Scott helps Fleet Complete forge and grow partnerships with such technological heavyweights as AT&T, Mitsubishi and Phillips Connect Technologies. The company has its ears to the ground when it comes to acquisitions, with Scott and team constantly scanning the landscape for attractive targets.
Businesswoman at heart
In short, just the kind of responsibilities Scott likes to shoulder—preferring to use the law for business rather than litigation. While she’ll always appreciate the year she spent articling for the Toronto firm of Gowling Lafleur Henderson after earning her law degree from Queens University in 2006, it wasn’t how Scott wanted to spend her career.
She felt much more comfortable during an ensuing five-year stretch as legal counsel at Rogers Communications, where Scott would interact with all departments of the Toronto conglomerate whose holdings include not just cable television and internet connectivity, but stakes in the Blue Jays, Maple Leafs and Raptors.
“Just the thing for a sports fanatic like me,” says Scott, a volleyball standout as a Lakehead University undergrad and Queens law student. “It sure beat sitting at a desk as a junior lawyer.”

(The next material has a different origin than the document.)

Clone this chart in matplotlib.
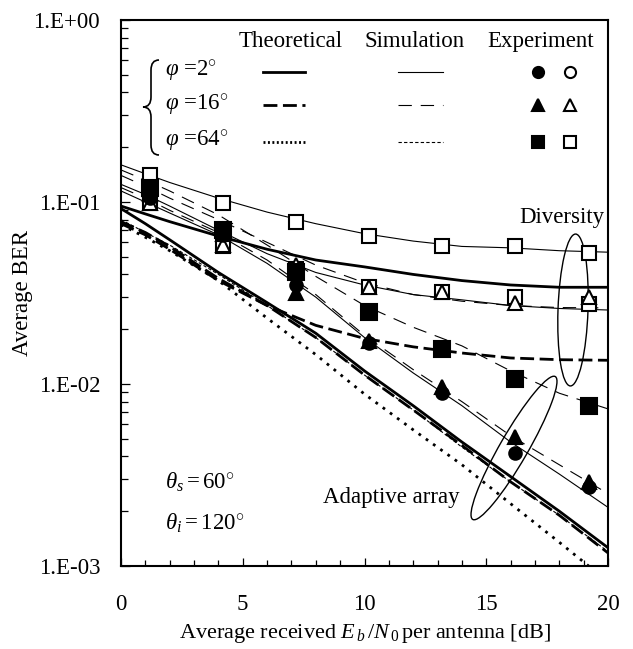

Smitten by that legal/business bug, Scott would enhance her creds while at Rogers, finding time to complete an MBA at the University of Toronto Rotman School of Management and a global executive MBA at the University of St. Gallen in Switzerland. That latter curriculum was a game-changer, Scott being the only lawyer in a class of 36 budding business leaders studying for stints in Brazil, Europe, Hong Kong, China, Canada and India.
“You learn so much more that way than from a book,” she says.

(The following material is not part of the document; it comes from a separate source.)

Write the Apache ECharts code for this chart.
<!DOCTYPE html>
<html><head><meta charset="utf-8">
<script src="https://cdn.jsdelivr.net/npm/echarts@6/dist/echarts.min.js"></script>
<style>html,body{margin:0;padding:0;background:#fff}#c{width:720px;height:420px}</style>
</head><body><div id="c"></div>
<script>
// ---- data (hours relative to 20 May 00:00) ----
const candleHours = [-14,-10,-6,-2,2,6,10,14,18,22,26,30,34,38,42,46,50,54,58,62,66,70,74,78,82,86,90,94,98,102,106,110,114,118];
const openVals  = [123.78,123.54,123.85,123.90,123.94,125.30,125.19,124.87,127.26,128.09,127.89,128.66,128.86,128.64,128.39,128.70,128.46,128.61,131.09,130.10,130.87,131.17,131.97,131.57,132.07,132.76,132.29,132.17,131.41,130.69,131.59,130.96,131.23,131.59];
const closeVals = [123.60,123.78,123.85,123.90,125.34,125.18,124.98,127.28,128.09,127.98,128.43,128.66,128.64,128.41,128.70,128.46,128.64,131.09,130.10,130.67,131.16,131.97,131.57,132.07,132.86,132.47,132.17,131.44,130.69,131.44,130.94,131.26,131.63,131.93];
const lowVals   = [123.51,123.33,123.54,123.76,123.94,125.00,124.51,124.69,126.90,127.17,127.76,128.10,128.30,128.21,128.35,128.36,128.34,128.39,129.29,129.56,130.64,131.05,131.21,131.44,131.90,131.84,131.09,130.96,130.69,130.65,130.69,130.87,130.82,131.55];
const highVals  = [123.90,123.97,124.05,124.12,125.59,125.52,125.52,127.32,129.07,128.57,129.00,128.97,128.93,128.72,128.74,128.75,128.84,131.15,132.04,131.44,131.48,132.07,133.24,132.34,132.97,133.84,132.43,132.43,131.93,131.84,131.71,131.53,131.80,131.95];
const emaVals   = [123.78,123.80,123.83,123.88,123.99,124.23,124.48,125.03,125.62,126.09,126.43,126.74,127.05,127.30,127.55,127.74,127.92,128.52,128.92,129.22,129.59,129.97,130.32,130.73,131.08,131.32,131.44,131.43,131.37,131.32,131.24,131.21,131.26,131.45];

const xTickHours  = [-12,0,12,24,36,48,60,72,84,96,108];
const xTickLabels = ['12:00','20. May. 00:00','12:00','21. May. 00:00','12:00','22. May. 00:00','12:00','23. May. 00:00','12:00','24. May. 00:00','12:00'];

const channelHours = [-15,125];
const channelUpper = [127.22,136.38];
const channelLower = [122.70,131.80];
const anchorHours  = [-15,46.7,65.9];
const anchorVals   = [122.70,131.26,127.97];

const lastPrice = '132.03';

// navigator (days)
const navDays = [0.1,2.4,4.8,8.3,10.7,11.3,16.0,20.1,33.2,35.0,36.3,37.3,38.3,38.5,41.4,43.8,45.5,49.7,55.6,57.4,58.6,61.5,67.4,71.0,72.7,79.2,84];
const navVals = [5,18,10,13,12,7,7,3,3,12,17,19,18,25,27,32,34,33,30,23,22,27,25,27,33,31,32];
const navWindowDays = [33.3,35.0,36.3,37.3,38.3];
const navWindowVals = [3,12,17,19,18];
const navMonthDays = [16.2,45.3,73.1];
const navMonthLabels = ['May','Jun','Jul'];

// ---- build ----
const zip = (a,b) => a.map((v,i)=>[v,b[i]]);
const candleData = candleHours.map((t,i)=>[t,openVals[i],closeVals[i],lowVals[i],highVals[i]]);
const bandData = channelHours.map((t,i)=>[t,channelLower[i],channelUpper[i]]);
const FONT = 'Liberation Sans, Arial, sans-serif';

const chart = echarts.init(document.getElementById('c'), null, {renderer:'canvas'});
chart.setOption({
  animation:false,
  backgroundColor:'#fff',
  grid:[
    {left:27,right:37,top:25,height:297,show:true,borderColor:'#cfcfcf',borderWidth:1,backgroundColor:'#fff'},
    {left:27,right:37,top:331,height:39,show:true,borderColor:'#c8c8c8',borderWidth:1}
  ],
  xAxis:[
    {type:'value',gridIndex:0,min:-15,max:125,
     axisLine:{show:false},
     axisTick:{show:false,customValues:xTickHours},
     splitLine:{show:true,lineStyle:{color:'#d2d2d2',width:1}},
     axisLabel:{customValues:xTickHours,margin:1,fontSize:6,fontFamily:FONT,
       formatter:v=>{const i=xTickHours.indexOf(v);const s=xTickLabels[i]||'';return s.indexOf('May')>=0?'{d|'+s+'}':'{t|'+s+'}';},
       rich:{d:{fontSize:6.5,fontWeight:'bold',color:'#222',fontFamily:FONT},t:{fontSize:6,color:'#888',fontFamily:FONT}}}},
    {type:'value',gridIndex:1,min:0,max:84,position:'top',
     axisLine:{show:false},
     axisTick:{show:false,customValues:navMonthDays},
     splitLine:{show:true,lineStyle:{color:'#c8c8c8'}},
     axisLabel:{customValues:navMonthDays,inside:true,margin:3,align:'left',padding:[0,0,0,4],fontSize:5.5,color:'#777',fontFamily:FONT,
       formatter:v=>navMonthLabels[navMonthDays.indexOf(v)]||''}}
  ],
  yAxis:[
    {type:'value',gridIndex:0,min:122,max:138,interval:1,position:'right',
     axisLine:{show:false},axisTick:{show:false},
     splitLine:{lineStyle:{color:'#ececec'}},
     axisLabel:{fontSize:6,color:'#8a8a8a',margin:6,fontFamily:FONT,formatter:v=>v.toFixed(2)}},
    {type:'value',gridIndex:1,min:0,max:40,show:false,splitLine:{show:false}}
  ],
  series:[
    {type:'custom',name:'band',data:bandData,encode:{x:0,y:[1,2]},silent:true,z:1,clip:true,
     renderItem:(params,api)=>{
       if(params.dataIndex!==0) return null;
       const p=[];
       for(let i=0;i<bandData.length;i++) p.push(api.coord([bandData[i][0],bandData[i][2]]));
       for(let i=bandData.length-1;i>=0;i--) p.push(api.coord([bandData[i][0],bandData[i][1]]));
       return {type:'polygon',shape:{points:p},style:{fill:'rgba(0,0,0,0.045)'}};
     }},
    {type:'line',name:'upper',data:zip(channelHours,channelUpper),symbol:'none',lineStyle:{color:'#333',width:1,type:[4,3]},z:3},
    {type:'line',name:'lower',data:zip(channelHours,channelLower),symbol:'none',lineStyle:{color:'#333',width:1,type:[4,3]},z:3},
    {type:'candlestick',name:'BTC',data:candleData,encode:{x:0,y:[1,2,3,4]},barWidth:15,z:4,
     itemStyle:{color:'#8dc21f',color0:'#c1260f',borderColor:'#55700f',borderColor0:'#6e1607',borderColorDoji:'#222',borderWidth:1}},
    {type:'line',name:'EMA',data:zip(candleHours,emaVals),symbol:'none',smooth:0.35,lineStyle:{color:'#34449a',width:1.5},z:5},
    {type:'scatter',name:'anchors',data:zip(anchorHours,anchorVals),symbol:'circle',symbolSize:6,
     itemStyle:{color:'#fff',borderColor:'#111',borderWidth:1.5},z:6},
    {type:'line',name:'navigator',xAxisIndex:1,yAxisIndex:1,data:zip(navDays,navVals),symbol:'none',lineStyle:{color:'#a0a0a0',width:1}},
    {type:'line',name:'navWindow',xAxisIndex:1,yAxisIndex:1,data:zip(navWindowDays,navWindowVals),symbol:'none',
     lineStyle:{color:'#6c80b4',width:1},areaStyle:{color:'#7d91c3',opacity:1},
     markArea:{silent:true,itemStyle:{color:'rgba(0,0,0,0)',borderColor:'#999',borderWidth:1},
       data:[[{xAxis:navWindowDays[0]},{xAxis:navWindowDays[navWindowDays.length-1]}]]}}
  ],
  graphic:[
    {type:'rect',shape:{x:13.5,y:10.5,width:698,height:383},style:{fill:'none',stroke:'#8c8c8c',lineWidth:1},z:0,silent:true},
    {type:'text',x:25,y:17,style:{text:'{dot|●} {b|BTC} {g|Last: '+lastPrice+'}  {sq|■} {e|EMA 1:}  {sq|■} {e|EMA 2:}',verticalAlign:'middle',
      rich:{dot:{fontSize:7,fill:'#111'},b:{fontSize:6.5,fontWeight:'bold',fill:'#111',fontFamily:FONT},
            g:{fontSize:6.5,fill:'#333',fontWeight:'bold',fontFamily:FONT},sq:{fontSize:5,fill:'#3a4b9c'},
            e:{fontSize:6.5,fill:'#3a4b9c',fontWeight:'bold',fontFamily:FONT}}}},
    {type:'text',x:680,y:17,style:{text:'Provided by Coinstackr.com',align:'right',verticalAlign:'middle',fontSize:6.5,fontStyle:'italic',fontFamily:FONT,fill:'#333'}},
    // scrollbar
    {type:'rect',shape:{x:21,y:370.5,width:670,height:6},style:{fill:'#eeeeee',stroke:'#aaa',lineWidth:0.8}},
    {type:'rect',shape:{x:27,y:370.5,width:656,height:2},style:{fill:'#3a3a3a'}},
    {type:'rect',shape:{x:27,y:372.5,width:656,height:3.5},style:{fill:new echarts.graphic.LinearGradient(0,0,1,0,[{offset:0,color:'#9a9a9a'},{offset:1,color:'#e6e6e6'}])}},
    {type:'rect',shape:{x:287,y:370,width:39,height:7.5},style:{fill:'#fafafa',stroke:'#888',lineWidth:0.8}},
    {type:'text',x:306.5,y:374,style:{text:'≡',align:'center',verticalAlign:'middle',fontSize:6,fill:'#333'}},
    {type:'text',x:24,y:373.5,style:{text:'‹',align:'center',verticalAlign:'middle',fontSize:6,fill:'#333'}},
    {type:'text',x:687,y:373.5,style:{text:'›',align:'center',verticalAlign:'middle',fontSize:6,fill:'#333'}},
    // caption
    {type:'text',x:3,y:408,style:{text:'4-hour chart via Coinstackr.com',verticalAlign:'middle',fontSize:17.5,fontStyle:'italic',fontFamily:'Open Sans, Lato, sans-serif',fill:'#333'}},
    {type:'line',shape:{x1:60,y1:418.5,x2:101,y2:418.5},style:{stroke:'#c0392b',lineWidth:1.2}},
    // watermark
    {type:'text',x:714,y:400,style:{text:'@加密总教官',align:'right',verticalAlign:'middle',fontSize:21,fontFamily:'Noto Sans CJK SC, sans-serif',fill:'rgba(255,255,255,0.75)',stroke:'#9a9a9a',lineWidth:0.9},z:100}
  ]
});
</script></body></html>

She’d leave Rogers in 2013 for a year as general counsel to the startup Virgin Gaming, which was ushering in the video craze with online tournaments and Madden for Cash. “We were ahead of the trend for online gaming, but I learned a ton.”
When the Fleet Complete position opened up, her qualifications were spot on.
“I couldn’t be happier than where I am,” says the young mother of a 2-year-old son. “The ownership is great; Tony is a great CEO and while I have I lot on my plate, when you’re around people you respect and you’re working for a world-class, rapidly growing company, it becomes fun.”
It’s also making the roads safer, even at the expense of what might have been some more good truck-driving songs.